Exercise goal :: Each line below should be retyped exactly, with no pictures.
══════
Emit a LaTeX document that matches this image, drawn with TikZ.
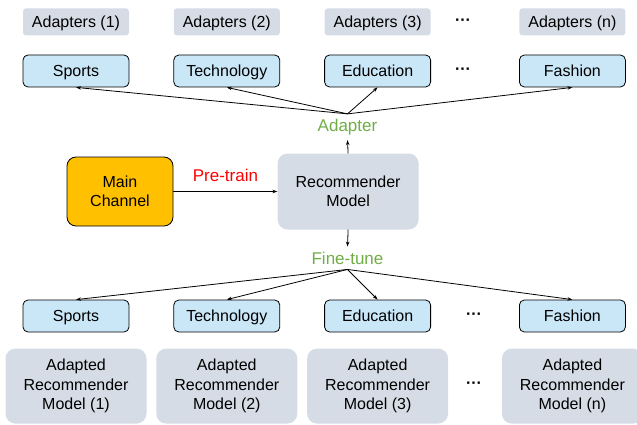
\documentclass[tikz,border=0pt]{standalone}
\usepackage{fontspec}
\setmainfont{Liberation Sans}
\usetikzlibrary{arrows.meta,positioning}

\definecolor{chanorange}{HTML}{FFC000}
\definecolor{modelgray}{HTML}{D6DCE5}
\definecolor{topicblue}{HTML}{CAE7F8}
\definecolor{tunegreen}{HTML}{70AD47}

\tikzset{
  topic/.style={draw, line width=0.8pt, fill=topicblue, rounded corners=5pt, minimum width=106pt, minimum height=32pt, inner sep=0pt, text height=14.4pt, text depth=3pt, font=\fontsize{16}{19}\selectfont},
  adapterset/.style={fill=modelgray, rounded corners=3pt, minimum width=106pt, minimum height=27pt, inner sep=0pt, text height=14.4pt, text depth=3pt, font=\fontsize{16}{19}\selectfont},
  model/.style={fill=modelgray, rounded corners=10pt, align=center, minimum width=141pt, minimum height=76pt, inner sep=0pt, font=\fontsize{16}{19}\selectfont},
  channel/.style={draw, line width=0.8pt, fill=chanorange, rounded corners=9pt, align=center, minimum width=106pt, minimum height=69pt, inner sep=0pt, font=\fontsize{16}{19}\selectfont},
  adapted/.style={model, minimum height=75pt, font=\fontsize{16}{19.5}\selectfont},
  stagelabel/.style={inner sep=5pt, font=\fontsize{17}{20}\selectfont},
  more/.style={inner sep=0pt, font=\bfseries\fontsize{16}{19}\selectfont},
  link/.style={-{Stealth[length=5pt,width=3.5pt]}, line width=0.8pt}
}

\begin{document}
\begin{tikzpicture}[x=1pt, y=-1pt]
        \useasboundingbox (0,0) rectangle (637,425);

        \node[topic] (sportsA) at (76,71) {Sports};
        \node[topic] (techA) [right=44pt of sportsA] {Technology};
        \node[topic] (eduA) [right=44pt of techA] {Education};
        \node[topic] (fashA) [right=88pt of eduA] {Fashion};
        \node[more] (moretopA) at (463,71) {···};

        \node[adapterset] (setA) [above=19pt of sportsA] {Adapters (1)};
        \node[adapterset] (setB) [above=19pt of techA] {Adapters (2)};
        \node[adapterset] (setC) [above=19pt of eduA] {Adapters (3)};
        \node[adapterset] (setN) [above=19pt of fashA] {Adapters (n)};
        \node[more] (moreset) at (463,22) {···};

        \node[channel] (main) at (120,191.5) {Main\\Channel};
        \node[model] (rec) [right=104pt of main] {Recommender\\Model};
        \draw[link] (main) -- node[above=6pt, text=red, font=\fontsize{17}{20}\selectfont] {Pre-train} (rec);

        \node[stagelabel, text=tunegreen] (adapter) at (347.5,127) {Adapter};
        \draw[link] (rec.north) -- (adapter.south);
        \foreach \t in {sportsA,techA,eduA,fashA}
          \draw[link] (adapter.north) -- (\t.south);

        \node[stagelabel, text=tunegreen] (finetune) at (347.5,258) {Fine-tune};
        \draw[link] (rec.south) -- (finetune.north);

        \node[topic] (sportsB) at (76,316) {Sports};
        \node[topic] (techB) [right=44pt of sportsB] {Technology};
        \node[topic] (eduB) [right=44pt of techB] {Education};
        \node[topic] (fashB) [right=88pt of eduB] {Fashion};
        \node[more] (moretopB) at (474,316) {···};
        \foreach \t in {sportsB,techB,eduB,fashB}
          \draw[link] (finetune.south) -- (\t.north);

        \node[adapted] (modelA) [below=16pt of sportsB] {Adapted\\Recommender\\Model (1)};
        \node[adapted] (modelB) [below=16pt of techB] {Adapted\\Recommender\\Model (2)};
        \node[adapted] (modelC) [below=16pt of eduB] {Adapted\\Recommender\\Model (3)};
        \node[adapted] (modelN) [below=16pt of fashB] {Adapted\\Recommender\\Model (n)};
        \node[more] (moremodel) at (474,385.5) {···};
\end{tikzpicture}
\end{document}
══════
Output of the task ::
Emit a LaTeX document that matches this image, drawn with TikZ.
\documentclass[tikz,border=0pt]{standalone}
\usepackage{fontspec}
\setmainfont{Liberation Sans}
\usetikzlibrary{arrows.meta,positioning}

\definecolor{chanorange}{HTML}{FFC000}
\definecolor{modelgray}{HTML}{D6DCE5}
\definecolor{topicblue}{HTML}{CAE7F8}
\definecolor{tunegreen}{HTML}{70AD47}

\tikzset{
  topic/.style={draw, line width=0.8pt, fill=topicblue, rounded corners=5pt, minimum width=106pt, minimum height=32pt, inner sep=0pt, text height=14.4pt, text depth=3pt, font=\fontsize{16}{19}\selectfont},
  adapterset/.style={fill=modelgray, rounded corners=3pt, minimum width=106pt, minimum height=27pt, inner sep=0pt, text height=14.4pt, text depth=3pt, font=\fontsize{16}{19}\selectfont},
  model/.style={fill=modelgray, rounded corners=10pt, align=center, minimum width=141pt, minimum height=76pt, inner sep=0pt, font=\fontsize{16}{19}\selectfont},
  channel/.style={draw, line width=0.8pt, fill=chanorange, rounded corners=9pt, align=center, minimum width=106pt, minimum height=69pt, inner sep=0pt, font=\fontsize{16}{19}\selectfont},
  adapted/.style={model, minimum height=75pt, font=\fontsize{16}{19.5}\selectfont},
  stagelabel/.style={inner sep=5pt, font=\fontsize{17}{20}\selectfont},
  more/.style={inner sep=0pt, font=\bfseries\fontsize{16}{19}\selectfont},
  link/.style={-{Stealth[length=5pt,width=3.5pt]}, line width=0.8pt}
}

\begin{document}
\begin{tikzpicture}[x=1pt, y=-1pt]
        \useasboundingbox (0,0) rectangle (637,425);

        \node[topic] (sportsA) at (76,71) {Sports};
        \node[topic] (techA) [right=44pt of sportsA] {Technology};
        \node[topic] (eduA) [right=44pt of techA] {Education};
        \node[topic] (fashA) [right=88pt of eduA] {Fashion};
        \node[more] (moretopA) at (463,71) {···};

        \node[adapterset] (setA) [above=19pt of sportsA] {Adapters (1)};
        \node[adapterset] (setB) [above=19pt of techA] {Adapters (2)};
        \node[adapterset] (setC) [above=19pt of eduA] {Adapters (3)};
        \node[adapterset] (setN) [above=19pt of fashA] {Adapters (n)};
        \node[more] (moreset) at (463,22) {···};

        \node[channel] (main) at (120,191.5) {Main\\Channel};
        \node[model] (rec) [right=104pt of main] {Recommender\\Model};
        \draw[link] (main) -- node[above=6pt, text=red, font=\fontsize{17}{20}\selectfont] {Pre-train} (rec);

        \node[stagelabel, text=tunegreen] (adapter) at (347.5,127) {Adapter};
        \draw[link] (rec.north) -- (adapter.south);
        \foreach \t in {sportsA,techA,eduA,fashA}
          \draw[link] (adapter.north) -- (\t.south);

        \node[stagelabel, text=tunegreen] (finetune) at (347.5,258) {Fine-tune};
        \draw[link] (rec.south) -- (finetune.north);

        \node[topic] (sportsB) at (76,316) {Sports};
        \node[topic] (techB) [right=44pt of sportsB] {Technology};
        \node[topic] (eduB) [right=44pt of techB] {Education};
        \node[topic] (fashB) [right=88pt of eduB] {Fashion};
        \node[more] (moretopB) at (474,316) {···};
        \foreach \t in {sportsB,techB,eduB,fashB}
          \draw[link] (finetune.south) -- (\t.north);

        \node[adapted] (modelA) [below=16pt of sportsB] {Adapted\\Recommender\\Model (1)};
        \node[adapted] (modelB) [below=16pt of techB] {Adapted\\Recommender\\Model (2)};
        \node[adapted] (modelC) [below=16pt of eduB] {Adapted\\Recommender\\Model (3)};
        \node[adapted] (modelN) [below=16pt of fashB] {Adapted\\Recommender\\Model (n)};
        \node[more] (moremodel) at (474,385.5) {···};
\end{tikzpicture}
\end{document}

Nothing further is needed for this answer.